In conclusione, credo che il ricorso al metodo scientifico, di cui sono convinto sostenitore, sia uno strumento prezioso che abbiamo per conoscere la realtà. Interrogando la natura con gli strumenti più adatti alle diverse situazioni e coltivando il dubbio si possono aprire strade di grande interesse, che ci aiuteranno a spiegare ciò che ancora non ci è del tutto chiaro.

Un altro tema che incrocia medicina convenzionale e omeopatia è quello della personalizzazione, con una precisazione: l’omeopatia ha sempre ragionato in termini di personalizzazione mentre la medicina convenzionale la sta scoprendo ora…

La differenza concettuale è se si debba curare la malattia o il malato. Risulta sempre più chiaro che ogni individuo ha una sua specificità e singolarità nell’espressione della propria patologia e nel modo con cui reagisce ad essa. Al tempo stesso la complessità dell’organismo ha costretto la medicina a studiare separatamente le singole parti del sistema complesso, andando verso la iper-specializzazione, che ha peraltro consentito di raggiungere straordinari successi sul piano della diagnosi e delle terapie. Questo però ha fatto perdere di vista la singolarità inserita nella complessità.  Un approccio molto diverso, ad esempio, è quello della Medicina Tradizionale Cinese che cerca di tenere insieme complessità e singolarità lavorando ad esempio sui “sistemi”.  Il “sistema rene” ad esempio, pur partendo dal rene, guarda al sistema urinario, ma anche a tutte le funzioni correlate dell’organismo ed esamina infine questo insieme complesso nel caso specifico del malato. In altri termini non si considera un sintomo e l’organo collegato a quel sintomo. L’omeopatia, pur avendo un diverso impianto concettuale rispetto alla Medicina Tradizionale Cinese, conduce il medico a ragionare comunque su singolarità e complessità: considera il malato nella sua individualità (la sua storia clinica, il suo stato psicofisico, il suo lavoro, gli eventi emotivamente significativi della sua storia) e nella sua complessità. La capacità di trovare un equilibrio tra le conoscenze specialistiche e settoriali e la singolarità/complessità del malato è la chiave di volta della medicina: non c’è da trascurare nessun risultato ottenuto dalla ricerca medica più avanzata e specialistica, ma non si deve dimenticare che ogni individuo ha una sua dimensione specifica ed unica.
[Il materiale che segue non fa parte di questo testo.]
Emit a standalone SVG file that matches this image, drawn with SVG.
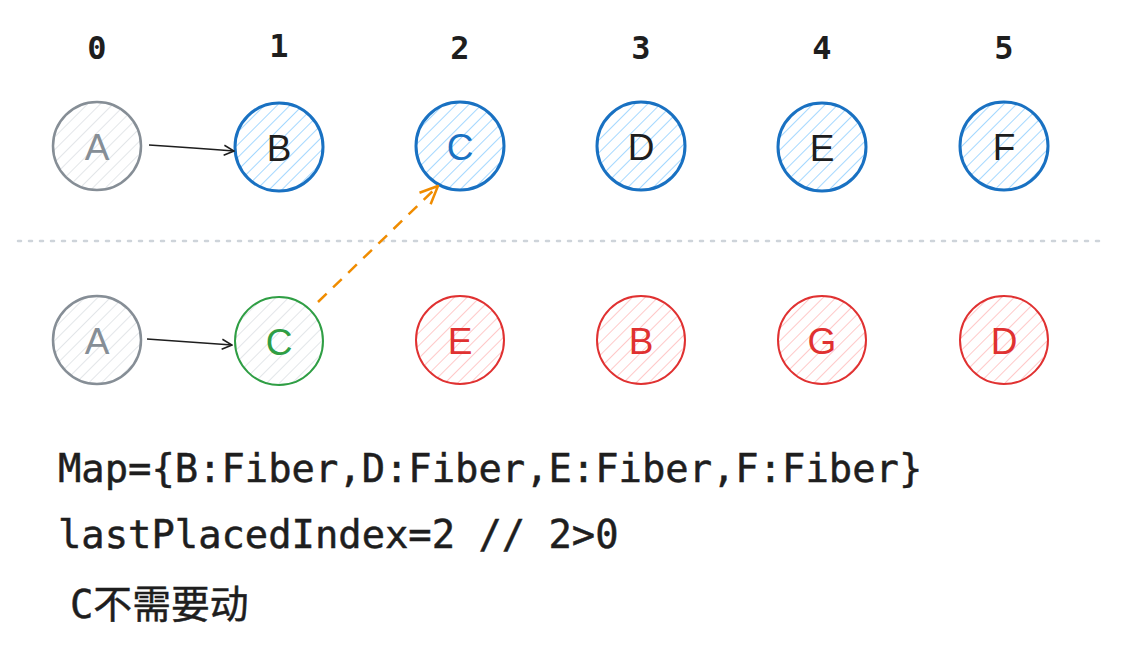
<svg xmlns="http://www.w3.org/2000/svg" width="1122" height="647" viewBox="0 0 1122 647">
<defs>
<pattern id="hb" patternUnits="userSpaceOnUse" width="9" height="9" patternTransform="rotate(45)"><line x1="0" y1="0" x2="0" y2="9" stroke="#a5d8ff" stroke-width="2"/></pattern>
<pattern id="hr" patternUnits="userSpaceOnUse" width="9" height="9" patternTransform="rotate(45)"><line x1="0" y1="0" x2="0" y2="9" stroke="#ffc9c9" stroke-width="2"/></pattern>
<pattern id="hg" patternUnits="userSpaceOnUse" width="9" height="9" patternTransform="rotate(45)"><line x1="0" y1="0" x2="0" y2="9" stroke="#e3e6e9" stroke-width="2"/></pattern>
<marker id="ab" viewBox="0 0 12 12" refX="11" refY="6" markerWidth="12" markerHeight="12" markerUnits="userSpaceOnUse" orient="auto"><path d="M1,1 L11,6 L1,11" fill="none" stroke="#1e1e1e" stroke-width="1.5"/></marker>
<marker id="ao" viewBox="0 0 20 20" refX="19" refY="10" markerWidth="20" markerHeight="20" markerUnits="userSpaceOnUse" orient="auto"><path d="M1,2 L19,10 L1,18" fill="none" stroke="#f08c00" stroke-width="2.5"/></marker>
</defs>
<style>
.idx{font-family:"DejaVu Sans Mono",monospace;font-weight:bold;font-size:32px;fill:#1e1e1e;text-anchor:middle}
.lbl{font-family:"Liberation Sans",Arial,sans-serif;font-size:37px;text-anchor:middle}
.code{font-family:"DejaVu Sans Mono","Noto Sans CJK SC",monospace;font-size:38.8px;fill:#1e1e1e;stroke:#1e1e1e;stroke-width:0.5}
.blue{fill:url(#hb);stroke:#1971c2;stroke-width:3}
.red{fill:url(#hr);stroke:#e03131;stroke-width:2}
.gray{fill:url(#hg);stroke:#868e96;stroke-width:2.5}
.green{fill:url(#hg);stroke:#2f9e44;stroke-width:2}
</style>
<rect width="1122" height="647" fill="#ffffff"/>
<g id="indices">
<text class="idx" x="97" y="59">0</text>
<text class="idx" x="279" y="57">1</text>
<text class="idx" x="460" y="59">2</text>
<text class="idx" x="641" y="59">3</text>
<text class="idx" x="822" y="59">4</text>
<text class="idx" x="1004" y="59">5</text>
</g>
<line x1="18" y1="241" x2="1100" y2="241" stroke="#ced4da" stroke-width="2.5" stroke-dasharray="3 8" stroke-linecap="round"/>
<g id="top-A"><circle class="gray" cx="97" cy="146" r="44"/><text class="lbl" x="97" y="160" fill="#868e96">A</text></g>
<g id="top-B"><circle class="blue" cx="279" cy="147" r="44"/><text class="lbl" x="279" y="161" fill="#1e1e1e">B</text></g>
<g id="top-C"><circle class="blue" cx="460" cy="146" r="44"/><text class="lbl" x="460" y="160" fill="#1971c2">C</text></g>
<g id="top-D"><circle class="blue" cx="641" cy="146" r="44"/><text class="lbl" x="641" y="160" fill="#1e1e1e">D</text></g>
<g id="top-E"><circle class="blue" cx="822" cy="147" r="44"/><text class="lbl" x="822" y="161" fill="#1e1e1e">E</text></g>
<g id="top-F"><circle class="blue" cx="1004" cy="146" r="44"/><text class="lbl" x="1004" y="160" fill="#1e1e1e">F</text></g>
<g id="bot-A"><circle class="gray" cx="97" cy="340" r="44"/><text class="lbl" x="97" y="354" fill="#868e96">A</text></g>
<g id="bot-C"><circle class="green" cx="279" cy="341" r="44"/><text class="lbl" x="279" y="355" fill="#2f9e44">C</text></g>
<g id="bot-E"><circle class="red" cx="460" cy="340" r="44"/><text class="lbl" x="460" y="354" fill="#e03131">E</text></g>
<g id="bot-B"><circle class="red" cx="641" cy="340" r="44"/><text class="lbl" x="641" y="354" fill="#e03131">B</text></g>
<g id="bot-G"><circle class="red" cx="822" cy="340" r="44"/><text class="lbl" x="822" y="354" fill="#e03131">G</text></g>
<g id="bot-D"><circle class="red" cx="1004" cy="340" r="44"/><text class="lbl" x="1004" y="354" fill="#e03131">D</text></g>
<g id="connectors">
<path d="M149,145 Q195,148 234,151" fill="none" stroke="#1e1e1e" stroke-width="1.6" marker-end="url(#ab)"/>
<path d="M147,339 Q192,342 232,345" fill="none" stroke="#1e1e1e" stroke-width="1.6" marker-end="url(#ab)"/>
<path d="M318,302 L438,186" fill="none" stroke="#f08c00" stroke-width="2.5" stroke-dasharray="12 9" marker-end="url(#ao)"/>
</g>
<g id="notes">
<text class="code" x="58" y="482">Map={B:Fiber,D:Fiber,E:Fiber,F:Fiber}</text>
<text class="code" x="58" y="548">lastPlacedIndex=2 // 2&gt;0</text>
<text class="code" x="70" y="618">C不需要动</text>
</g>
</svg>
Questo approccio molto interessante e convincente, si scontra con una risorsa scarsa e costosa: il tempo.

Non c’è dubbio che una prima visita omeopatica necessiti di almeno un’ora per poter raccogliere adeguatamente la storia clinica del paziente. Gli incontri successivi, in linea di massima possono contenersi in un tempo più ridotto, sempre considerando le esigenze della complessità e la gravità della situazione clinica. I tempi previsti per una visita nella sanità pubblica probabilmente sono più ristretti. Però, anche se non sono un esperto di economia della sanità, mi chiedo: quale sarebbe il costo complessivo della gestione di un malato se si sommassero il tempo di visita, la riduzione dell’utilizzo di certi farmaci (ad esempio gli antibiotici), la minor cronicizzazione delle patologie, la riduzione dei tempi di degenza? Credo che un sistema di medicina integrato, che sapesse proporre in modo adeguato e competente i diversi approcci, consentirebbe una riduzione complessiva della spesa sanitaria globale. Alcuni studi comparativi, che hanno incluso l’osservazione dei parametri economici, sembrano confermare questa ipotesi. Mi piace sempre ricordare che il precedente direttore generale dell’OMS, Margaret Chan, nella prefazione al documento “Strategia per le Medicine Tradizionali e Complementari 2014-2023”, auspica una sempre più efficace collaborazione tra esperti delle discipline mediche complementari e convenzionali, affinché ogni paziente possa ricevere la giusta terapia, dal giusto terapeuta, al momento giusto.